- EXERCISE INSTRUCTIONS:
Your task is to copy each line that has the word "chart".

-*-

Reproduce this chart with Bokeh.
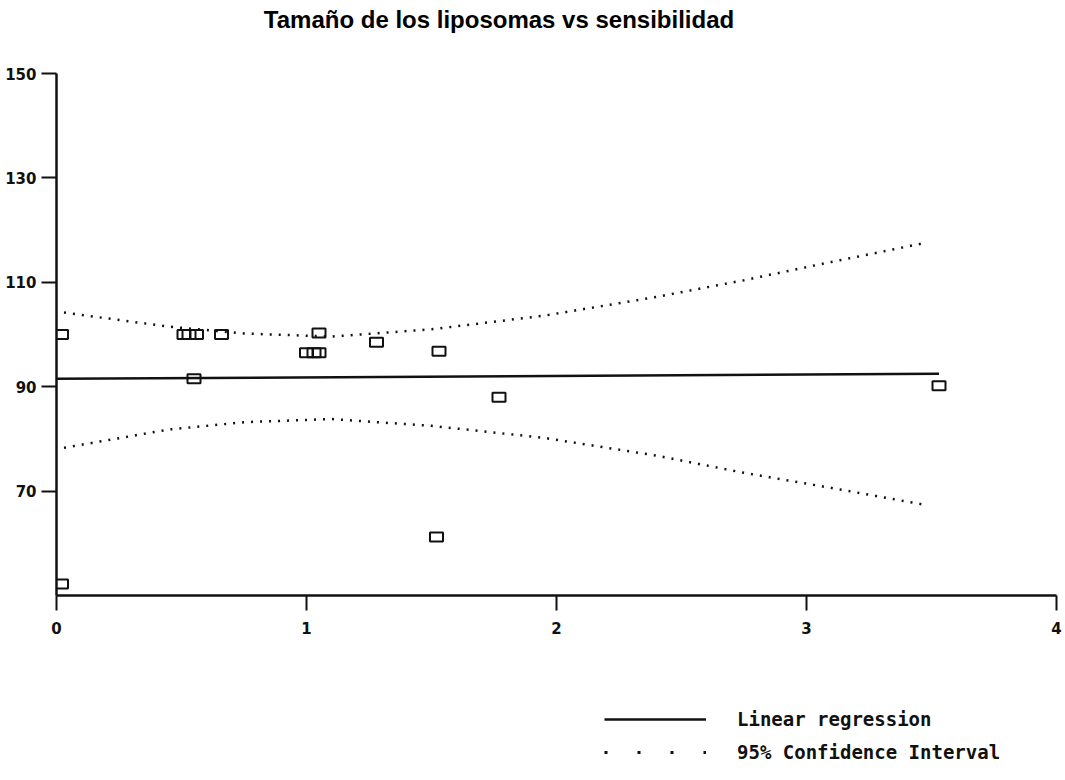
from bokeh.plotting import figure
from bokeh.models import Range1d, FixedTicker, Legend, LegendItem, Label
from bokeh.layouts import column
from bokeh.embed import file_html
from bokeh.resources import INLINE

# ---- data ----
size_x = [0.02, 0.02, 0.51, 0.53, 0.56, 0.66, 0.55, 1.00, 1.03, 1.05, 1.05, 1.28, 1.53, 1.52, 1.77, 3.53]
sens_y = [100.0, 52.2, 100.0, 100.0, 100.0, 100.0, 91.5, 96.5, 96.5, 96.5, 100.3, 98.5, 96.8, 61.2, 88.0, 90.2]

reg_x = [0.0, 3.53]
reg_y = [91.5, 92.5]

ci_x = [0.03, 0.45, 0.75, 1.1, 1.5, 1.95, 2.4, 2.75, 3.1, 3.47]
ci_upper = [104.2, 101.5, 100.2, 99.6, 101.0, 103.6, 107.2, 110.4, 113.9, 117.5]
ci_lower = [78.3, 81.8, 83.2, 83.8, 82.5, 80.2, 76.8, 73.5, 70.6, 67.4]

x_ticks = [0, 1, 2, 3, 4]
y_ticks = [70, 90, 110, 130, 150]

title_text = "Tamaño de los liposomas vs sensibilidad"
legend_labels = ["Linear regression", "95% Confidence Interval"]

INK = "#111111"
LEFT, FRAME_W, RIGHT = 56, 1000, 9


def blank_strip(h):
    f = figure(
        frame_width=FRAME_W, frame_height=h,
        min_border_left=LEFT, min_border_right=RIGHT, min_border_top=0, min_border_bottom=0,
        x_range=Range1d(LEFT, LEFT + FRAME_W), y_range=Range1d(0, h),
        output_backend="svg", toolbar_location=None,
        background_fill_color="white", border_fill_color="white",
    )
    f.axis.visible = False
    f.xgrid.visible = False
    f.ygrid.visible = False
    f.outline_line_color = None
    return f


# ---- title strip ----
TH = 45
tf = blank_strip(TH)
tf.add_layout(Label(
    x=498.5, y=TH - 19, text=title_text,
    text_align="center", text_baseline="alphabetic",
    text_font="Liberation Sans", text_font_style="bold",
    text_font_size="24px", text_color="black",
))

# ---- main chart ----
p = figure(
    frame_width=FRAME_W, frame_height=522,
    min_border_left=LEFT, min_border_right=RIGHT, min_border_top=73 - TH, min_border_bottom=45,
    x_range=Range1d(0, 4), y_range=Range1d(50, 150),
    output_backend="svg", toolbar_location=None,
    background_fill_color="white", border_fill_color="white",
)
p.outline_line_color = None
p.xgrid.visible = False
p.ygrid.visible = False

for ax in (p.xaxis[0], p.yaxis[0]):
    ax.axis_line_width = 2.5
    ax.axis_line_color = INK
    ax.major_tick_line_width = 2
    ax.major_tick_line_color = INK
    ax.major_tick_out = 15
    ax.major_tick_in = 0
    ax.minor_tick_line_color = None
    ax.major_label_text_font = "DejaVu Sans"
    ax.major_label_text_font_style = "bold"
    ax.major_label_text_font_size = "15px"
    ax.major_label_text_color = INK

p.xaxis[0].ticker = FixedTicker(ticks=x_ticks)
p.yaxis[0].ticker = FixedTicker(ticks=y_ticks)
p.xaxis[0].major_label_standoff = 11
p.yaxis[0].major_label_standoff = 5

# confidence interval curves
p.line(ci_x, ci_upper, line_color=INK, line_width=2.5, line_dash="2 7")
p.line(ci_x, ci_lower, line_color=INK, line_width=2.5, line_dash="2 7")

# regression line
p.line(reg_x, reg_y, line_color=INK, line_width=2.5)

# data points as hollow boxes
p.rect(size_x, sens_y, width=13, height=9, width_units="screen", height_units="screen",
       fill_alpha=0, line_color=INK, line_width=2)

# ---- legend strip below the chart ----
lg = blank_strip(126)
# proxy renderers placed outside the visible range, used only for legend glyphs
r_solid = lg.line(x=[-50, -40], y=[-50, -40], line_color=INK, line_width=2.5)
r_dots = lg.line(x=[-50, -40], y=[-50, -40], line_color=INK, line_width=3, line_dash="3 30")

legend = Legend(
    items=[LegendItem(label=legend_labels[0], renderers=[r_solid]),
           LegendItem(label=legend_labels[1], renderers=[r_dots])],
    location=(548, 3),
    orientation="vertical",
    glyph_width=102, glyph_height=18, label_height=18,
    label_standoff=31, spacing=11, padding=0, margin=0,
    border_line_color=None, background_fill_alpha=0,
    label_text_font="DejaVu Sans Mono", label_text_font_style="bold",
    label_text_font_size="19px", label_text_color=INK,
)
lg.add_layout(legend, "center")

layout = column(tf, p, lg, spacing=0)
open("out.html", "w").write(file_html(layout, INLINE))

-*-

- COMPLETED TASK:
Reproduce this chart with Bokeh.
# ---- main chart ----
# ---- legend strip below the chart ----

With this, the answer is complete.